Shortly after being appointed judge in 1995, he started taking night classes to improve his skills and to retain the post.

At least six judges and prosecutors have completed law degrees at the university's night program in the past two years.

Government officials agree the justice system needs reform, but argue it won't be difficult to find qualified people for the Khmer Rouge tribunal.

"It's not difficult to find good ones, people with education," said Ly Vuoch Leng, chief justice of the Appeals Court. "Many have experience gained over many years."

Under legislation passed recently, 12 judges and three prosecutors from Cambodia will sit on the tribunal with nine judges and three prosecutors appointed by the international community. The draft law is now under review by the government, but Prime Minister Hun Sen has said the court could begin work by the end of the year.

The plan was pushed by the United States despite concerns about Cambodia's courts.

Local and international human rights groups, including Amnesty International, fear the tribunal will be vulnerable to political sabotage, incompetence and money-driven corruption -- problems that plague the Cambodian court system every day.

For these reasons, the United Nations had originally wanted the tribunal to be held in a third neutral country but Hun Sen refused.

U.S. officials express confidence that checks and balances will be written into the final trial plan guaranteeing just proceedings.

The prime minister's formerly communist Cambodian People's Party remains in control of the court system.
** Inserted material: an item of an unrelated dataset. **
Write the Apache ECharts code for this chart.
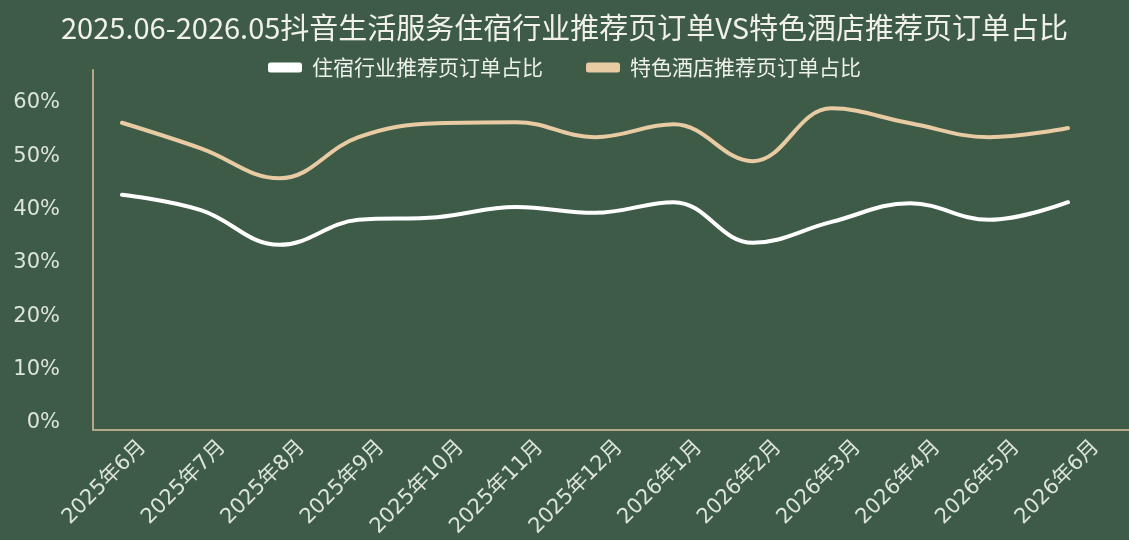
<!DOCTYPE html>
<html>
<head>
<meta charset="utf-8">
<script src="https://cdn.jsdelivr.net/npm/echarts@6/dist/echarts.min.js"></script>
<style>
html,body{margin:0;padding:0;background:#3d5b47;}
#c{width:1129px;height:540px;}
</style>
</head>
<body>
<div id="c"></div>
<script>
const titleText = '2025.06-2026.05抖音生活服务住宿行业推荐页订单VS特色酒店推荐页订单占比';
const categories = ['2025年6月','2025年7月','2025年8月','2025年9月','2025年10月','2025年11月','2025年12月','2026年1月','2026年2月','2026年3月','2026年4月','2026年5月','2026年6月'];
const seriesNames = ['住宿行业推荐页订单占比','特色酒店推荐页订单占比'];
const lodgingShare = [42.8, 39.9, 33.4, 38.1, 38.6, 40.5, 39.4, 41.4, 33.8, 37.7, 41.2, 38.1, 41.4];
const hotelShare   = [56.3, 51.5, 45.9, 53.6, 56.2, 56.4, 53.6, 56.0, 49.1, 59.0, 56.2, 53.6, 55.3];
const yTicks = [0, 10, 20, 30, 40, 50, 60];

const bg = '#3d5b47';
const white = '#ffffff';
const beige = '#e9cba3';
const axisColor = '#b3a98a';
const labelColor = '#dde4dc';
const fontFam = '"DejaVu Sans","Noto Sans CJK SC",sans-serif';

const chart = echarts.init(document.getElementById('c'));
chart.setOption({
  backgroundColor: bg,
  animation: false,
  title: {
    text: titleText,
    left: 'center',
    top: 8,
    textStyle: {color: '#f1f1ea', fontSize: 29, fontWeight: 'normal', fontFamily: '"Noto Sans CJK SC",sans-serif'}
  },
  legend: {
    data: seriesNames,
    top: 52,
    left: 'center',
    icon: 'roundRect',
    itemWidth: 34,
    itemHeight: 10,
    itemGap: 43,
    textStyle: {color: '#eef0ea', fontSize: 21, fontFamily: '"Noto Sans CJK SC",sans-serif', padding: [0,0,0,5]}
  },
  grid: [
    {left: 122, right: 61, top: 103, bottom: 117},
    {left: 93, right: 0, top: 70, bottom: 110},
    {left: 143, right: 33, top: 70, bottom: 110}
  ],
  xAxis: [
    {type: 'category', gridIndex: 0, data: categories, boundaryGap: false,
     axisLine: {show: false}, axisTick: {show: false}, axisLabel: {show: false}, splitLine: {show: false}},
    {type: 'category', gridIndex: 1, data: categories, boundaryGap: false,
     axisLine: {show: true, lineStyle: {color: axisColor, width: 2}}, axisTick: {show: false}, axisLabel: {show: false}},
    {type: 'category', gridIndex: 2, data: categories, boundaryGap: false,
     axisLine: {show: false}, axisTick: {show: false},
     axisLabel: {show: true, interval: 0, rotate: 45, margin: 30, color: labelColor, fontSize: 21, fontFamily: fontFam}}
  ],
  yAxis: [
    {type: 'value', gridIndex: 0, min: yTicks[0], max: yTicks[yTicks.length-1], interval: 10,
     axisLine: {show: false}, axisTick: {show: false}, splitLine: {show: false},
     axisLabel: {margin: 62, color: labelColor, fontSize: 21, fontFamily: fontFam, formatter: '{value}%'}},
    {type: 'value', gridIndex: 1, min: 0, max: 1,
     axisLine: {show: true, lineStyle: {color: axisColor, width: 2}}, axisTick: {show: false}, axisLabel: {show: false}, splitLine: {show: false}},
    {type: 'value', gridIndex: 2, min: 0, max: 1, show: false}
  ],
  series: [
    {name: seriesNames[0], type: 'line', xAxisIndex: 0, yAxisIndex: 0, data: lodgingShare,
     smooth: 0.4, showSymbol: false, color: white,
     lineStyle: {color: white, width: 4, cap: 'round'}, itemStyle: {color: white}},
    {name: seriesNames[1], type: 'line', xAxisIndex: 0, yAxisIndex: 0, data: hotelShare,
     smooth: 0.4, showSymbol: false, color: beige,
     lineStyle: {color: beige, width: 4, cap: 'round'}, itemStyle: {color: beige}}
  ]
});
</script>
</body>
</html>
It has been wary of forming a special tribunal, in large part because its leadership, including Hun Sen, are former Khmer Rouge cadre who split from the group in 1977 or 1978.

"The Cambodian people have lost faith in the legal system and they will trust only an international tribunal," said Kek Galabru, founder of the Cambodian League for the Promotion and Defense of Human Rights.

Lawyer Bun Honn, secretary general of the bar association, said some judges haven't grasped the concept of justice.

Bun Honn recalled a 1998 trial when he was delivering his closing arguments for a client charged with kidnapping. Ignoring Bun Honn, the judge talked on his mobile phone for several minutes.

Bun Honn said that when he objected, the judge replied: "Please, silence. You have no right to say this."

The judge was Sok Sethamony, the recent law school graduate.